Instructions for the task
Would you copy the records below, exactly and only from their first line through the line containing "(0,0) rectangle (1354,466);", without any pictures?

----------------

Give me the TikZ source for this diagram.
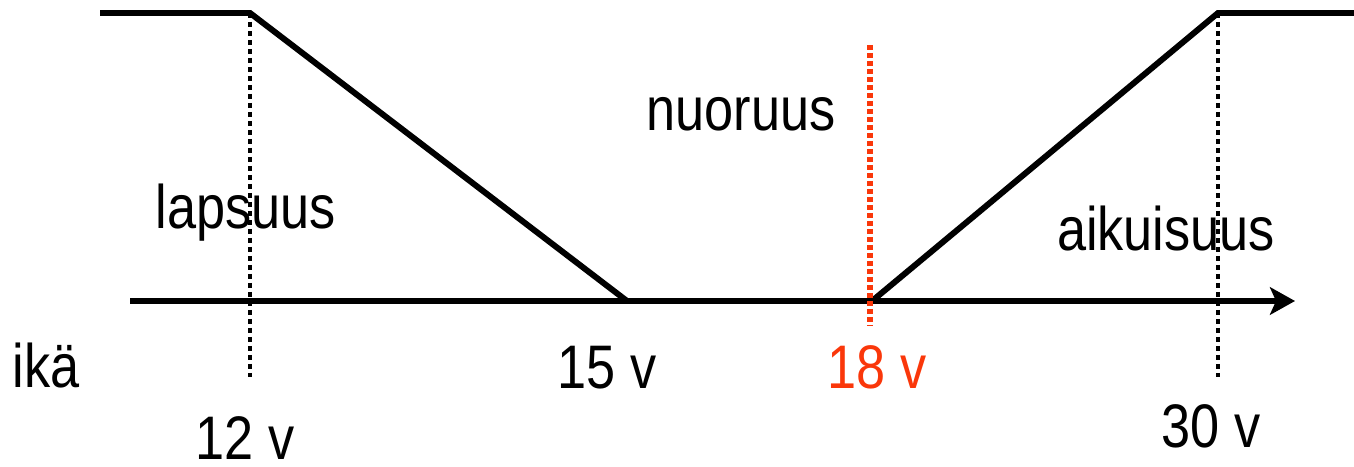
\documentclass[tikz,border=0pt]{standalone}
\usepackage{fontspec}
\setmainfont{Liberation Sans}[FakeStretch=0.85]
\usepackage{tikz}
\usetikzlibrary{arrows.meta, positioning}
\definecolor{agered}{RGB}{250, 55, 10}

\begin{document}
\begin{tikzpicture}[x=0.02cm, y=-0.02cm,
  curve/.style={line width=3.4pt},
  guide/.style={line width=2.3pt, dash pattern=on 0.11cm off 0.07cm},
  redguide/.style={line width=3pt, agered, dash pattern=on 0.1cm off 0.06cm},
  lbl/.style={anchor=base, inner sep=0pt, font=\fontsize{35}{40}\selectfont}]
  \useasboundingbox (0,0) rectangle (1354,466);

  % points of the curves
  \coordinate (c0) at (100,13);
  \coordinate (c12) at (250,13);
  \coordinate (c15) at (627,301);
  \coordinate (c18) at (872,301);
  \coordinate (c30) at (1218,13);
  \coordinate (c1) at (1354,13);
  \coordinate (ax0) at (130,301);
  \coordinate (ax1) at (1295,301);
  \coordinate (d12) at (250,377);
  \coordinate (d30) at (1218,377);
  \coordinate (r0) at (870,45);
  \coordinate (r1) at (870,326);

  % age axis and curves
  \draw[curve, -{Stealth[length=0.5cm, width=0.55cm, inset=0.12cm]}] (ax0) -- (ax1);
  \draw[curve] (c0) -- (c12) -- (c15);
  \draw[curve] (c18) -- (c30) -- (c1);

  % age marks
  \draw[guide] (c12) -- (d12);
  \draw[guide] (c30) -- (d30);
  \draw[redguide] (r0) -- (r1);

  \node[lbl] (lapsuus) at (246,228) {lapsuus};
  \node[lbl] (nuoruus) at (741,131) {nuoruus};
  \node[lbl] (aikuisuus) at (1166,250) {aikuisuus};
  \node[lbl] (ika) at (46,387) {ikä};
  \node[lbl] (v15) at (607,388) {15 v};
  \node[lbl, text=agered] (v18) at (877,388) {18 v};
  \node[lbl] (v12) at (245,459) {12 v};
  \node[lbl] (v30) at (1211,447) {30 v};
\end{tikzpicture}
\end{document}
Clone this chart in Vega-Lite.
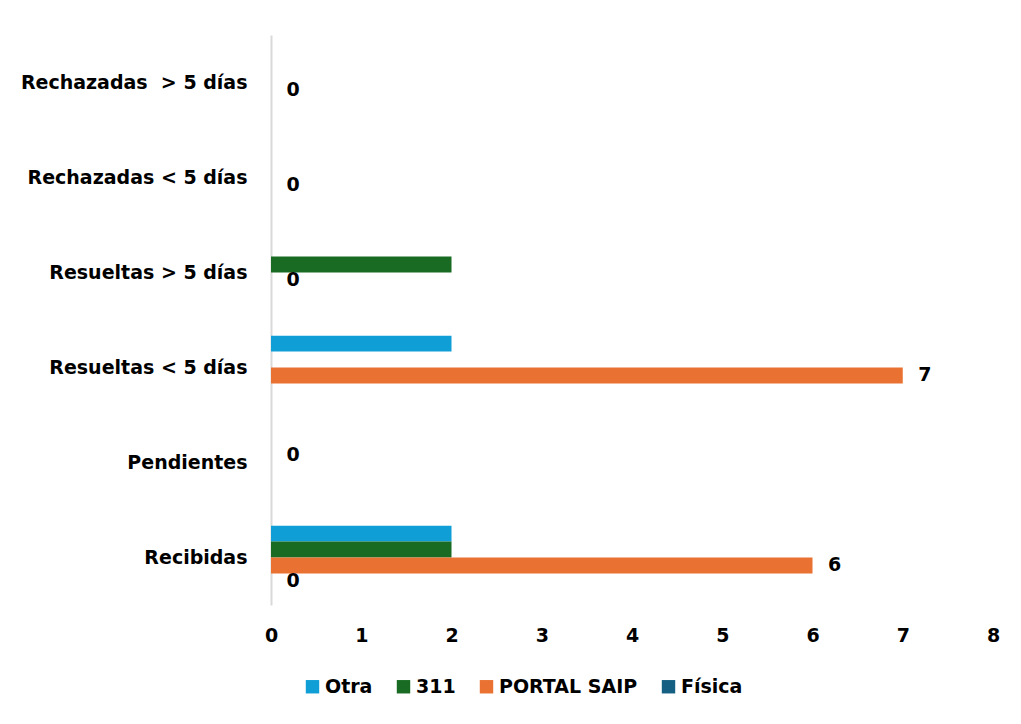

----------------

Reply
Give me the TikZ source for this diagram.
\documentclass[tikz,border=0pt]{standalone}
\usepackage{fontspec}
\setmainfont{Liberation Sans}[FakeStretch=0.85]
\usepackage{tikz}
\usetikzlibrary{arrows.meta, positioning}
\definecolor{agered}{RGB}{250, 55, 10}

\begin{document}
\begin{tikzpicture}[x=0.02cm, y=-0.02cm,
  curve/.style={line width=3.4pt},
  guide/.style={line width=2.3pt, dash pattern=on 0.11cm off 0.07cm},
  redguide/.style={line width=3pt, agered, dash pattern=on 0.1cm off 0.06cm},
  lbl/.style={anchor=base, inner sep=0pt, font=\fontsize{35}{40}\selectfont}]
  \useasboundingbox (0,0) rectangle (1354,466);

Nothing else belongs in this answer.